As Dickens once wrote, every family has its secrets, and I think that's why so many early readers are connecting to the book. People can identify with my mom, and the trap that she set for herself by carrying this secret. I've come to believe that her secret became a burden, and that she wanted to let it out, but felt she couldn't.

Should my mom have revealed her secret? I think so. I don’t believe that all secrets are damaging, or that we should live our lives as open books, for anyone to read. But here’s a simple rule that I think helps: If a secret is causing pain, to you or those close to you, then it’s time to consider whether to let it go.

Your quest is going to resonate with anyone who's into family history (and anyone who loves a good mystery), but the cultural aspect of this story took you way above and beyond the casual visit to MyFamilyTree.com. During the writing process, did the balance come naturally or were you making conscious choices about how to integrate personal story and social comment?
Good writing always involves conscious choice. I saw my mom, and my aunt, as being part of a much larger canvass, and I wanted to connect them, seamlessly if I could, to the social forces that shaped them—immigration, poverty, Depression-era Detroit, wartime, the evolution of public mental hospitals into huge institutions, aided by a legal system that handled allegations of insanity as more akin to a crime than a medical problem.

Readers will visit a time and place that is familiar to them, and yet will seem very different. My aunt’s stay at the hospital known as Eloise—which at its peak had more than 10,000 residents, half of whom were psychiatric patients—spanned two eras in the treatment of the mentally ill. That allowed me to marry the narrative of her life to the narrative of the revolution in mental health treatment that occurred in the 1950s, 1960s and 1970s.

The memoir genre has taken some serious hits in the last few years with high profile books turning out to be BS, buyers and reviewers getting skeptical, and legal reviews intensifying. Care to wax philosophical about any of that?
On a Facebook discussion recently, the question came up: How far should memoir writers go in reconstructing scenes and dialogue?

The answer might seem obvious, but as you said, a few high-profile memoirs have gone beyond reconstructed dialogue. Some memoir writers even argue that invention (based on memory, of course) is legitimate — because truth, they say, is in the eye of the beholder anyway.
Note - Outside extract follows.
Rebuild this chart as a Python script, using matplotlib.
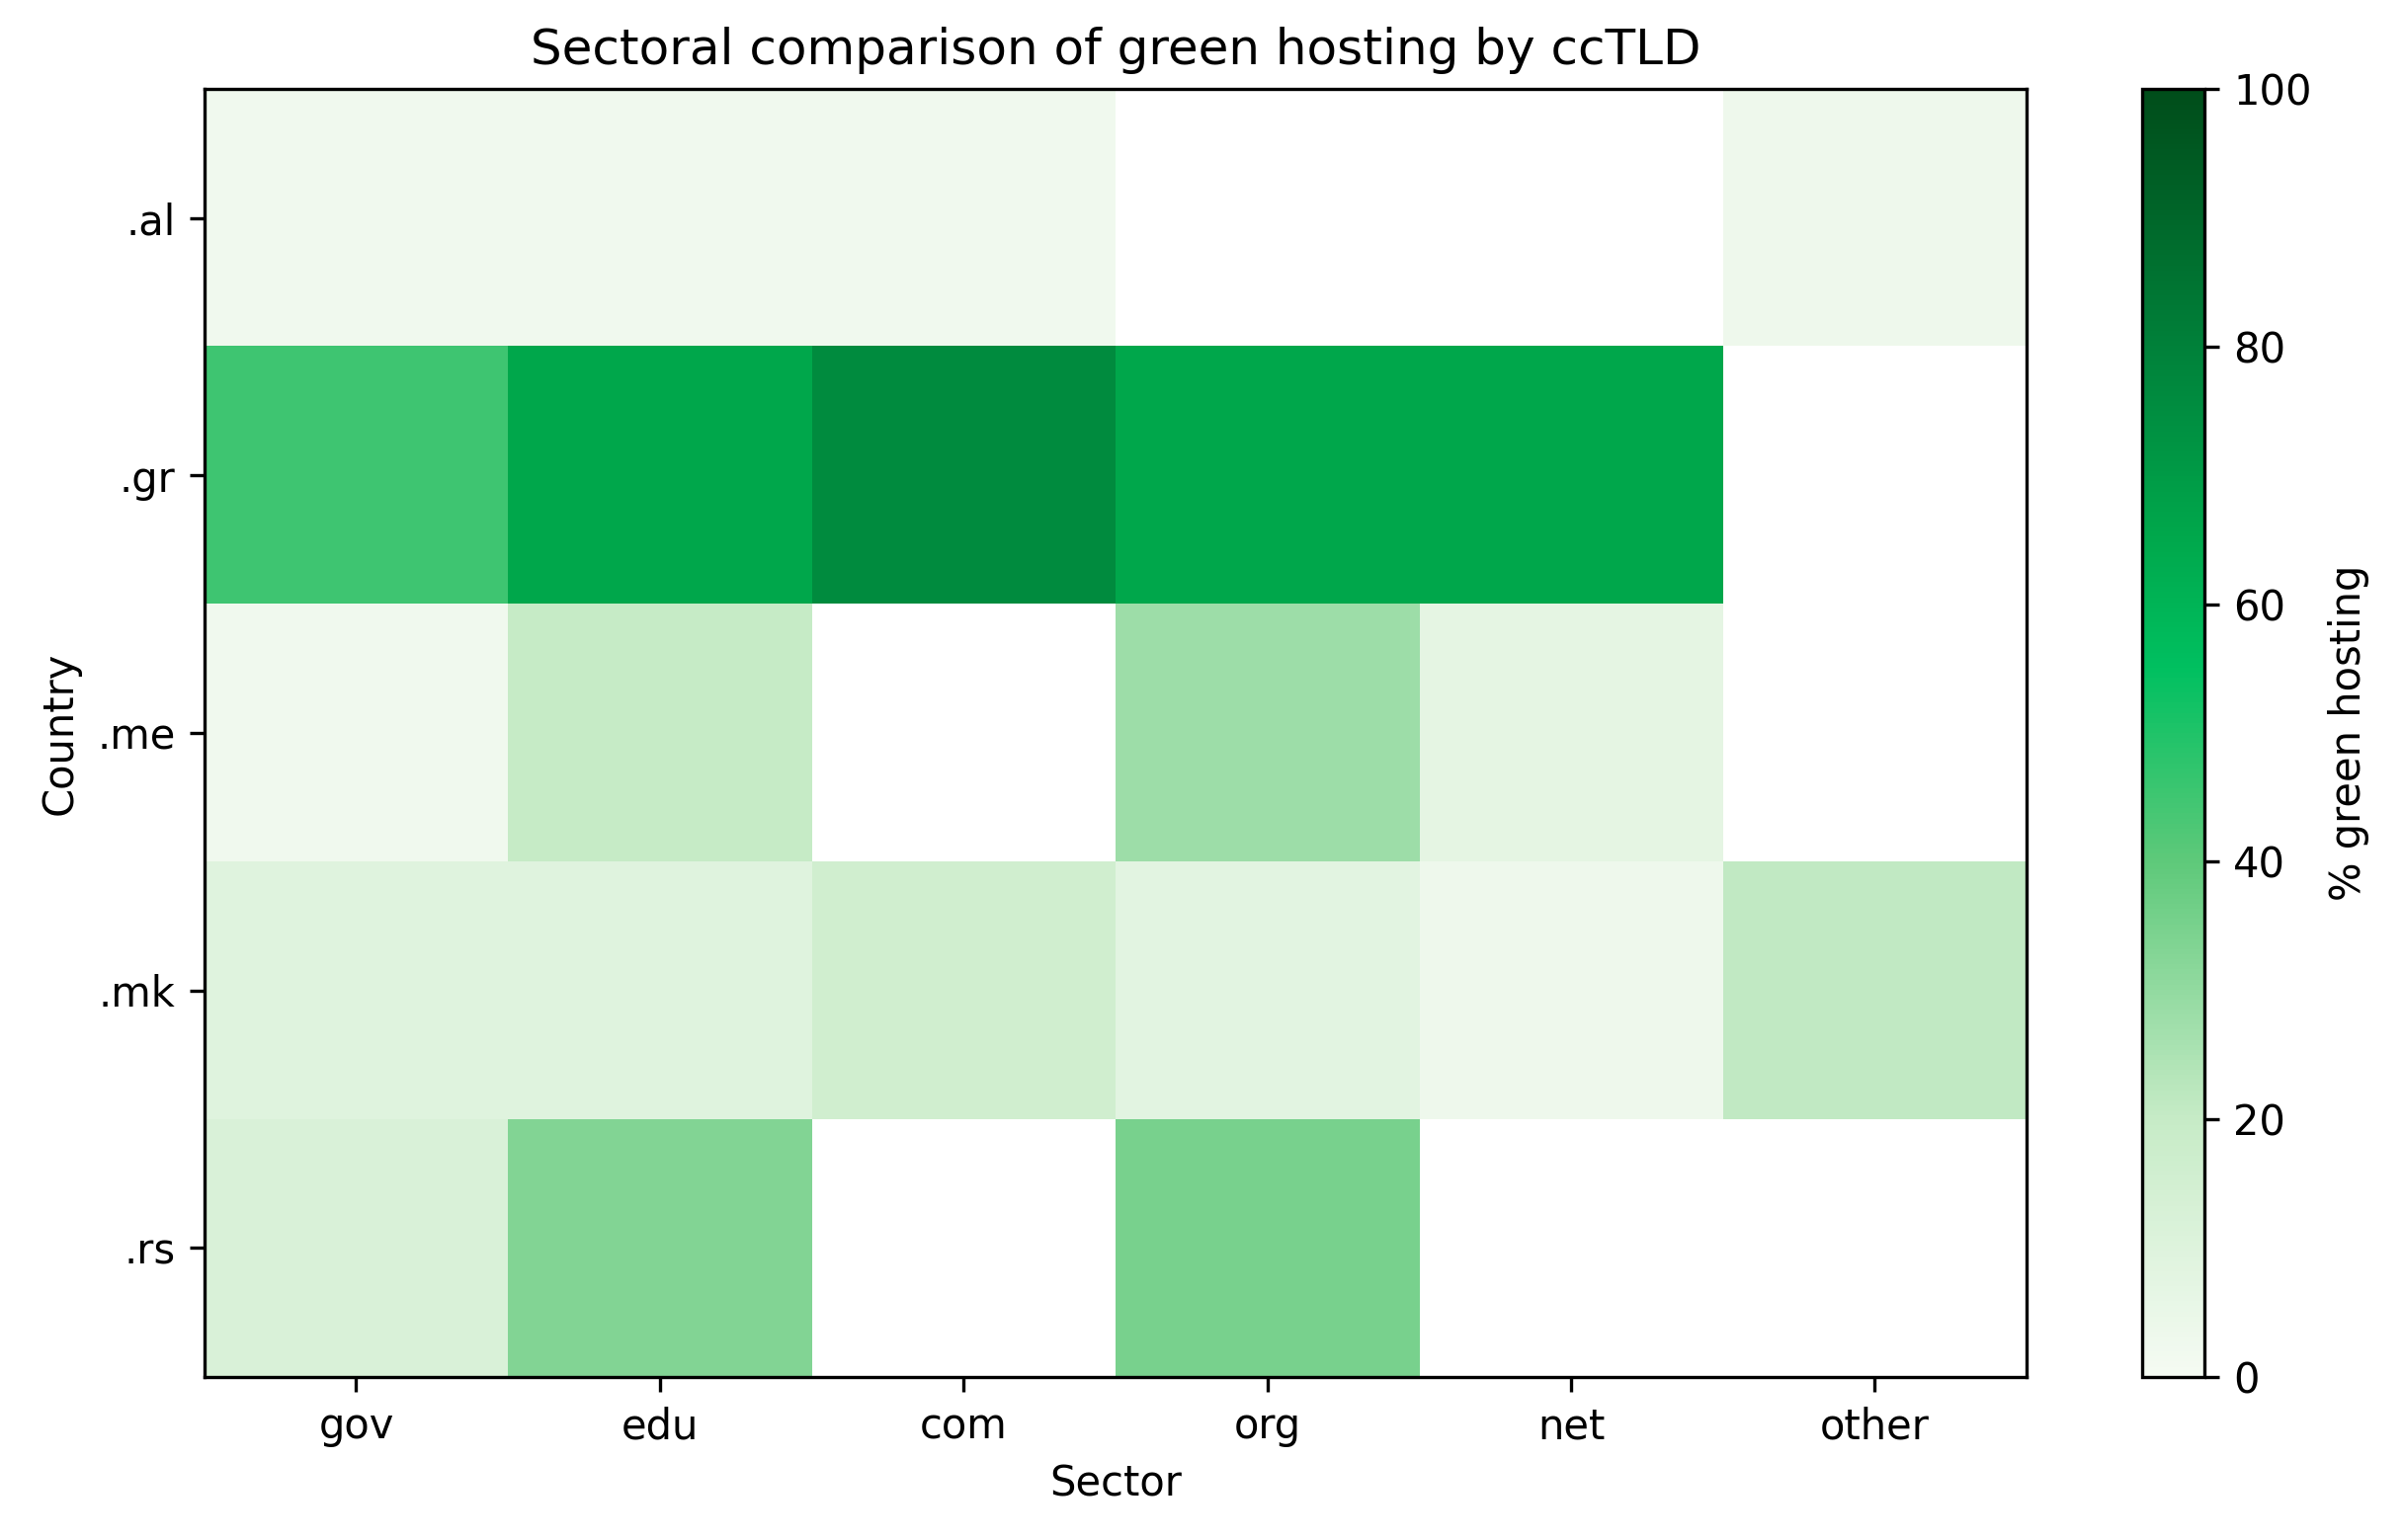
import numpy as np
import matplotlib.pyplot as plt
from matplotlib.colors import LinearSegmentedColormap

countries = ['.al', '.gr', '.me', '.mk', '.rs']
sectors = ['gov', 'edu', 'com', 'org', 'net', 'other']
nan = np.nan
al = [2, 2, 2, nan, nan, 3]
gr = [45, 65, 76, 65, 65, nan]
me = [2, 20, nan, 28, 7, nan]
mk = [9, 9, 16, 8, 3, 21]
rs = [12, 33, nan, 35, nan, nan]
values = np.array([al, gr, me, mk, rs], dtype=float)

cmap = LinearSegmentedColormap.from_list('green', [
    (0.0, '#f5fbf3'), (0.2, '#c6ebc6'), (0.4, '#5ec97a'),
    (0.55, '#00c060'), (0.65, '#00a84c'), (0.8, '#00813a'), (1.0, '#004d1a')])
cmap.set_bad('white')

fig = plt.figure(figsize=(8.11, 5.197), dpi=300)
ax = fig.add_axes([0.085, 0.106, 0.758, 0.836])
cax = fig.add_axes([0.891, 0.106, 0.026, 0.836])
im = ax.imshow(np.ma.masked_invalid(values), cmap=cmap, vmin=0, vmax=100, aspect='auto')
ax.set_xticks(range(len(sectors)))
ax.set_xticklabels(sectors)
ax.set_yticks(range(len(countries)))
ax.set_yticklabels(countries)
ax.set_xlabel('Sector')
ax.set_ylabel('Country')
ax.set_title('Sectoral comparison of green hosting by ccTLD', fontsize=12)
cb = fig.colorbar(im, cax=cax)
cb.set_label('% green hosting')
plt.savefig('out.png', dpi=300)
I draw a harder line. I favor the rough edges of memory over neat and pretty reconstructions. (More interesting, usually.) Invention? That's why we have novels.

Readers, I think, are smart. They know that most writers don't have notes or documents to back up dialogue from long ago. So what's the problem? In a word: Credibility. As a writer, I want readers to grant me some license to tell my story. But if I present lengthy dialogue as fact, I risk losing their trust—and their interest. Bad deal for me.

Steve, thanks for your time. Before I let you go, I have to ask: What are you reading?
Never enough! As a nonfiction writer, I often myself gravitating toward fiction when I leave the keyboard for the day. I love history, but writers of history tell their stories at lengths that require a kind of monogamy that I’m not always willing to spare. I spent a month last fall immersed in Team of Rivals, a book that I wish I could call my own.

Since then, I’ve read Charles Lane’s remarkable account of a post-Civil War massacre in Louisiana, The Day Freedom Died; a collection of novelist Michael Chabon’s essays, Maps and Legends; novelist Dennis Lehane’s The Given Day (set in Boston at the time of the 1918-19 police strike), and novelist Kate Atkinson’s When Will There Be Good News.

Two memoirs that have stayed with me for several years: Roya Hakakian’s Journey From the Land of No, about growing up in revolutionary Tehran, and Ann Patchett’s Truth and Beauty, perhaps the most honest writing about friendship I’ve had the chance to read.

Comments

Excellent interview. I'm looking forward to reading the book!